4 / 5
Plutôt
que dans le cinéma new-yorkais, Les
chansons que mes frères m’ont apprises confirme que les pistes les plus
intéressantes des films américains produits
en dehors de Hollywood sont à chercher aujourd’hui du côté de l’exploration d’autres
territoires sociaux et géographiques. Il
y a un peu plus de deux ans, l’éblouissant Les
Bêtes du Sud sauvage de Benh Zeitlin nous
plongeait dans une communauté de la Louisiane. Ici Chloé Zhao nous fait
découvrir le microcosme de la réserve indienne de Pine Ridge au Dakota du Sud.
Comme
Zeitlin, Chloé Zhao nous introduit à la communauté de son film à travers la
voix off de son personnage principal. Mais contrairement à la fillette
Hushpuppy, fière de résider dans le Bayou avec son père, Johnny est un
adolescent aux portes de l’âge adulte qui ne pense qu’à quitter la réserve où
il vit. Pire encore, il fournit de l’alcool en contrebande et contribue ainsi
au problème d’alcoolisme qui touche sa communauté. Johnny ne se sent pas
concerné par le devenir des natifs américains, et sa seule attache à son foyer
est sa sœur Jashaun. La cinéaste organise le récit autour de ces deux
protagonistes touchants, mais privilégie cependant une approche documentaire à
une solide structure narrative.
Marquée
par sa rencontre avec les Indiens de Pine Ridge, Zhao a en effet décidé de tourner
une fiction se déroulant dans la réserve écrite au jour le jour, en s’inspirant
du réel qui l’environnait. Il en résulte une impression de vivre au même rythme
que les Indiens du film, tous acteurs amateurs interprétant quasiment leurs
propres rôles. On se sent désemparé face à la dureté du quotidien de la
réserve, on est fasciné par les individus romanesques qu’on y rencontre tels un tatoueur artisan et artiste attaché aux traditions ou un ancien
alcoolique reconverti en prêtre. Entre les rodéos et les grands espaces
majestueux et sauvages du Dakota, Chloé Zhao convoque les images classiques de
la culture américaine mais les revitalise en nous les faisant percevoir du
point de vue des Indiens.
Au-delà du caractère socioculturel passionnant de ces Chansons, son auteure impressionne par la grande beauté de sa mise en scène au lyrisme évoquant le style de Terrence Malick. A la différence que là où le travail de son confrère cinéaste tend ces dernières années vers l’abstraction et l’ésotérisme, Zhao reste ancrée dans le quotidien de ses personnages.
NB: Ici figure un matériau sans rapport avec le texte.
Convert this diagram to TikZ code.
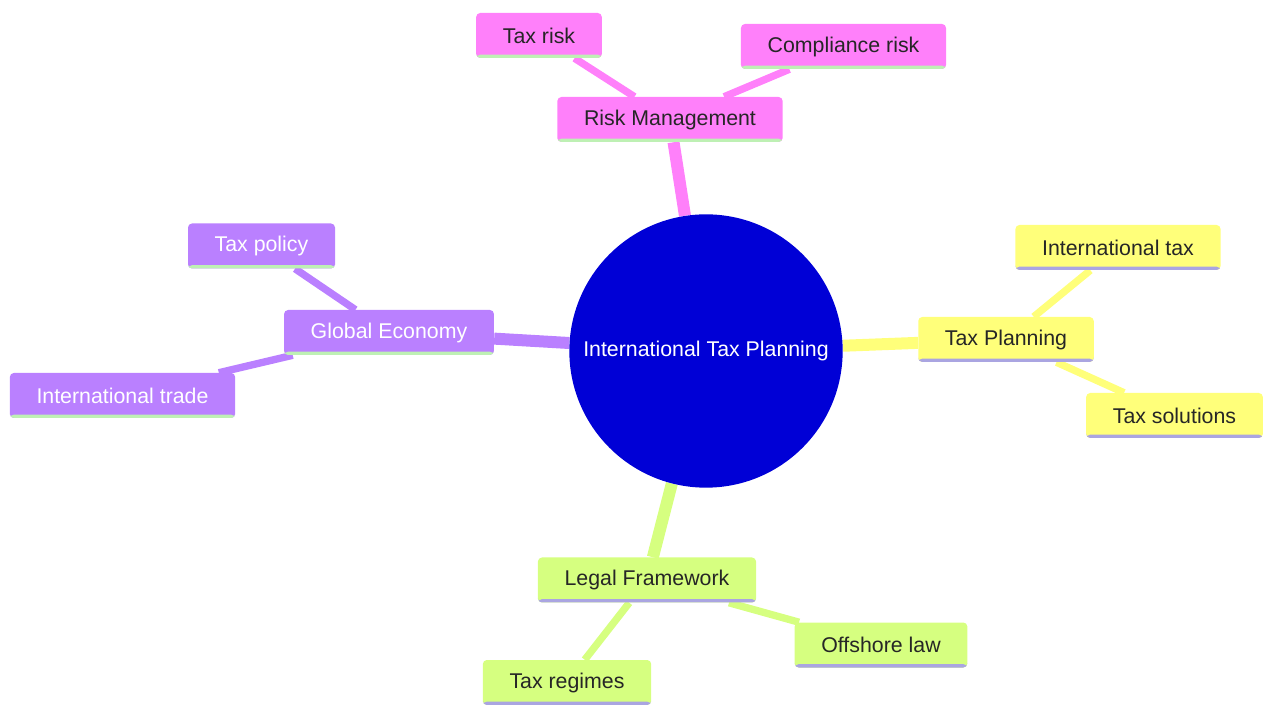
\documentclass[tikz,border=0pt]{standalone}
\usepackage{fontspec}
\setmainfont{Liberation Sans}
\pgfdeclarelayer{bg}
\pgfsetlayers{bg,main}
\definecolor{rootblue}{RGB}{0,0,214}
\definecolor{riskpink}{RGB}{255,128,250}
\definecolor{econpurple}{RGB}{186,128,255}
\definecolor{planyellow}{RGB}{255,255,122}
\definecolor{lawgreen}{RGB}{214,255,128}
\definecolor{mintline}{RGB}{190,240,180}
\definecolor{lilacline}{RGB}{170,165,225}
\tikzset{
	rootnode/.style = {circle, minimum size = 205pt, inner sep = 0pt, fill = rootblue, text = white},
	topicbox/.style = {rectangle, rounded corners = 3pt, minimum height = 33.75pt, inner xsep = 20pt, text centered},
	uline/.style = {path picture = {\fill[#1] ([yshift = 2.5pt]path picture bounding box.south west) rectangle (path picture bounding box.south east);}},
	riskbox/.style = {topicbox, fill = riskpink, text = black!85, uline = mintline},
	econbox/.style = {topicbox, fill = econpurple, text = white, uline = mintline},
	planbox/.style = {topicbox, fill = planyellow, text = black!85, uline = lilacline},
	lawbox/.style = {topicbox, fill = lawgreen, text = black!85, uline = lilacline},
	trunk/.style = {line width = 9pt},
	twig/.style = {line width = 5.5pt}
}

\begin{document}
\begin{tikzpicture}[x = 0.75pt, y = -0.75pt, font = \fontsize{16pt}{19pt}\selectfont]
	
	\useasboundingbox (0,0) rectangle (1264,705);
	
	%% nodes
	\node (itp) [rootnode] at (706,351) {International Tax Planning};
	
	\node (risk) [riskbox] at (670,119.5) {Risk Management};
	\node (taxrisk) [riskbox] at (539,35.5) {Tax risk};
	\node (comprisk) [riskbox] at (843.5,46.5) {Compliance risk};
	
	\node (econ) [econbox] at (389,332.5) {Global Economy};
	\node (policy) [econbox] at (261.5,246) {Tax policy};
	\node (trade) [econbox] at (122.5,395.5) {International trade};
	
	\node (plan) [planbox] at (1006,339.5) {Tax Planning};
	\node (inttax) [planbox] at (1118,247.5) {International tax};
	\node (solutions) [planbox] at (1174.5,415.5) {Tax solutions};
	
	\node (law) [lawbox] at (647,580) {Legal Framework};
	\node (regimes) [lawbox] at (567,682.5) {Tax regimes};
	\node (offshore) [lawbox] at (881,645) {Offshore law};
	
	%% branches
	\begin{pgfonlayer}{bg}
		\draw [trunk, riskpink] (itp) -- (risk);
		\draw [twig, riskpink] (risk) -- (taxrisk);
		\draw [twig, riskpink] (risk) -- (comprisk);
		
		\draw [trunk, econpurple] (itp) -- (econ);
		\draw [twig, econpurple] (econ) -- (policy);
		\draw [twig, econpurple] (econ) -- (trade);
		
		\draw [trunk, planyellow] (itp) -- (plan);
		\draw [twig, planyellow] (plan) -- (inttax);
		\draw [twig, planyellow] (plan) -- (solutions);
		
		\draw [trunk, lawgreen] (itp) -- (law);
		\draw [twig, lawgreen] (law) -- (regimes);
		\draw [twig, lawgreen] (law) -- (offshore);
	\end{pgfonlayer}
	
\end{tikzpicture}
\end{document}
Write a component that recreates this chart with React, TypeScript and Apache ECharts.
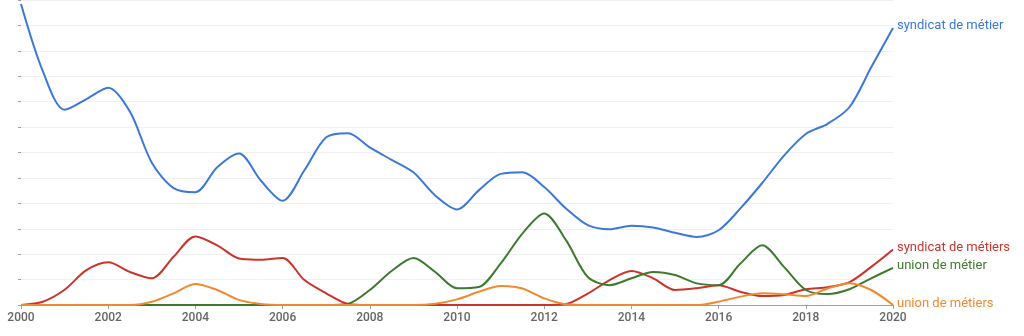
import React, { useEffect, useRef } from "react";
import * as echarts from "echarts";

const years: number[] = [];
for (let i = 0; i <= 40; i++) years.push(2000 + i * 0.5);

const seriesNames = ["syndicat de métier", "syndicat de métiers", "union de métier", "union de métiers"];
const seriesColors = ["#3b78d8", "#c9352c", "#3d7a2e", "#ef8a30"];

const syndicatDeMetier = [
  11.84, 9.2, 7.68, 8.1, 8.55, 7.6, 5.6, 4.6, 4.44, 5.42,
  5.96, 4.9, 4.1, 5.3, 6.6, 6.76, 6.2, 5.71, 5.22, 4.31,
  3.76, 4.51, 5.16, 5.22, 4.64, 3.8, 3.14, 2.98, 3.12, 3.05,
  2.84, 2.68, 2.94, 3.8, 4.8, 5.88, 6.73, 7.13, 7.78, 9.35,
  10.9,
];
const syndicatDeMetiers = [
  0, 0.13, 0.6, 1.37, 1.68, 1.3, 1.05, 1.9, 2.7, 2.35,
  1.83, 1.78, 1.85, 0.98, 0.46, 0.04, 0, 0, 0, 0,
  0, 0, 0, 0, 0, 0.04, 0.45, 0.98, 1.34, 1.05,
  0.59, 0.66, 0.78, 0.52, 0.35, 0.39, 0.62, 0.7, 0.9, 1.5,
  2.18,
];
const unionDeMetier = [
  0, 0, 0, 0, 0, 0, 0, 0, 0, 0,
  0, 0, 0, 0, 0, 0.05, 0.59, 1.34, 1.85, 1.3,
  0.66, 0.71, 1.63, 2.81, 3.6, 2.55, 1.1, 0.78, 1.05, 1.3,
  1.18, 0.85, 0.78, 1.63, 2.35, 1.5, 0.59, 0.43, 0.62, 1.05,
  1.46,
];
const unionDeMetiers = [
  0, 0, 0, 0, 0, 0, 0.13, 0.46, 0.83, 0.59,
  0.2, 0.04, 0, 0, 0, 0, 0, 0, 0, 0.05,
  0.22, 0.52, 0.75, 0.65, 0.26, 0.03, 0, 0, 0, 0,
  0, 0, 0.13, 0.33, 0.46, 0.42, 0.35, 0.65, 0.86, 0.59,
  0,
];
const allValues = [syndicatDeMetier, syndicatDeMetiers, unionDeMetier, unionDeMetiers];

export default function App() {
  const ref = useRef<HTMLDivElement>(null);
  useEffect(() => {
    if (!ref.current) return;
    const chart = echarts.init(ref.current, null, { renderer: "svg" });
    chart.setOption({
      animation: false,
      textStyle: { fontFamily: "Roboto" },
      grid: { left: 21, right: 131, top: -1, bottom: 31 },
      xAxis: {
        type: "value",
        min: 2000,
        max: 2020,
        interval: 2,
        axisLine: { show: true, lineStyle: { color: "#9e9e9e", width: 1 } },
        axisTick: { show: true, length: 4, lineStyle: { color: "#9e9e9e" } },
        axisLabel: {
          color: "#666666",
          fontSize: 12,
          fontWeight: 500,
          fontFamily: "Roboto",
          margin: 6,
          formatter: (v: number) => String(v),
        },
        splitLine: { show: false },
      },
      yAxis: {
        type: "value",
        min: 0,
        max: 12,
        interval: 1,
        axisLine: { show: false },
        axisTick: { show: true, length: 3, lineStyle: { color: "#9e9e9e" } },
        axisLabel: { show: false },
        splitLine: { show: true, lineStyle: { color: "#f0f0f0", width: 1 } },
      },
      series: allValues.map((vals, i) => ({
        name: seriesNames[i],
        type: "line",
        smooth: 0.3,
        symbol: "none",
        clip: true,
        z: 2 + i,
        lineStyle: { color: seriesColors[i], width: 2 },
        itemStyle: { color: seriesColors[i] },
        data: years.map((y, k) => [y, vals[k]]),
        endLabel: {
          show: true,
          formatter: seriesNames[i],
          color: seriesColors[i],
          fontSize: 13,
          fontFamily: "Roboto",
          offset: [0, -3],
          distance: 4,
        },
      })),
    });
    return () => chart.dispose();
  }, []);
  return (
    <div
      ref={ref}
      style={{ position: "fixed", left: 0, top: 0, width: 1024, height: 336 }}
    />
  );
}
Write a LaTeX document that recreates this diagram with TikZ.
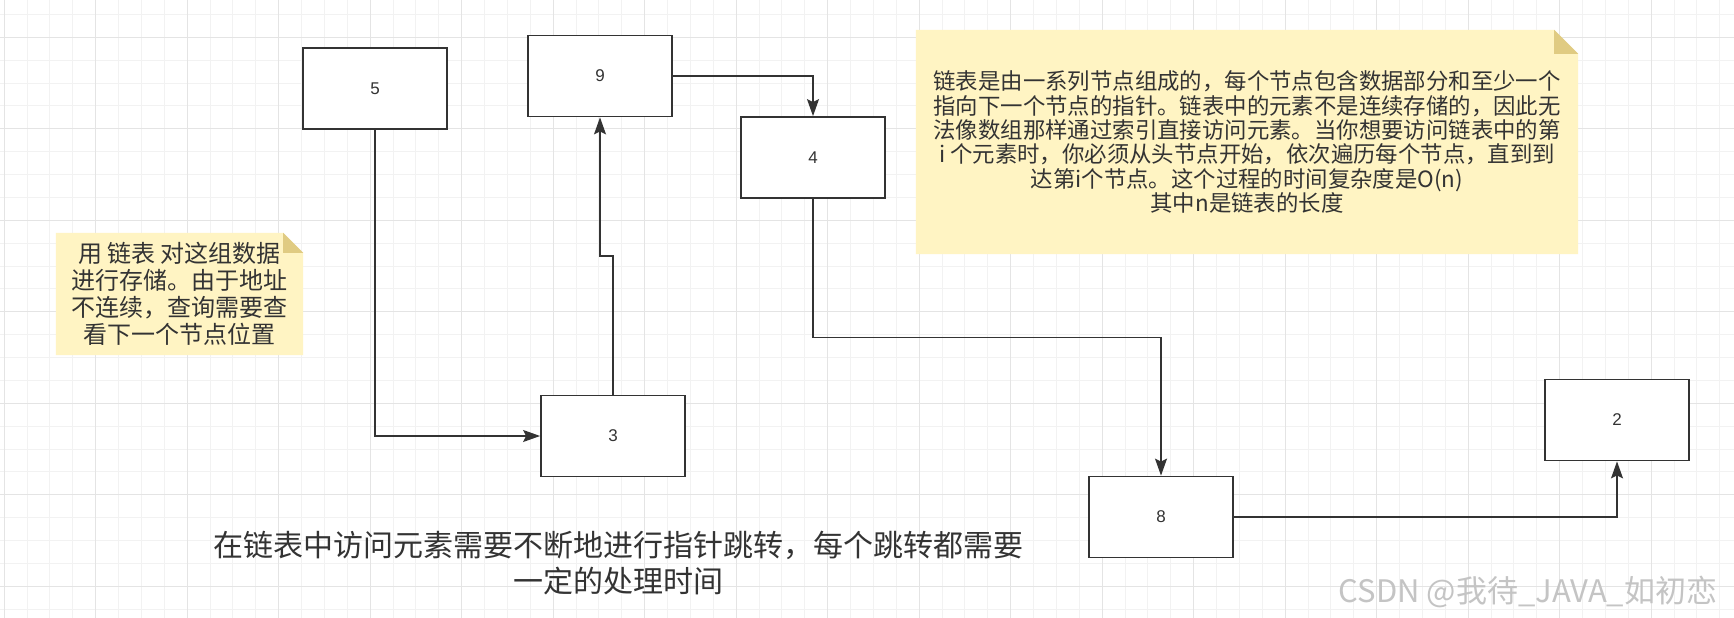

Le tableau social qu’elle brosse est alarmiste et cette dimension politique ne facilite pas l’exploitation du film aux Etats-Unis où aucune distribution n’est prévue à l’heure actuelle. C’est d’autant plus dommageable que Les chansons que les frères m’ont apprises est finalement porteur d’un magnifique message d’espoir, incarné par la jeune Jashaun fière de son identité, de la culture et de la tradition de son peuple. Le refus de l’assimilation culturelle brutale et forcée à laquelle ils ont été soumis, voilà une belle voie dans laquelle pourrait s’écrire l’avenir des natifs américains.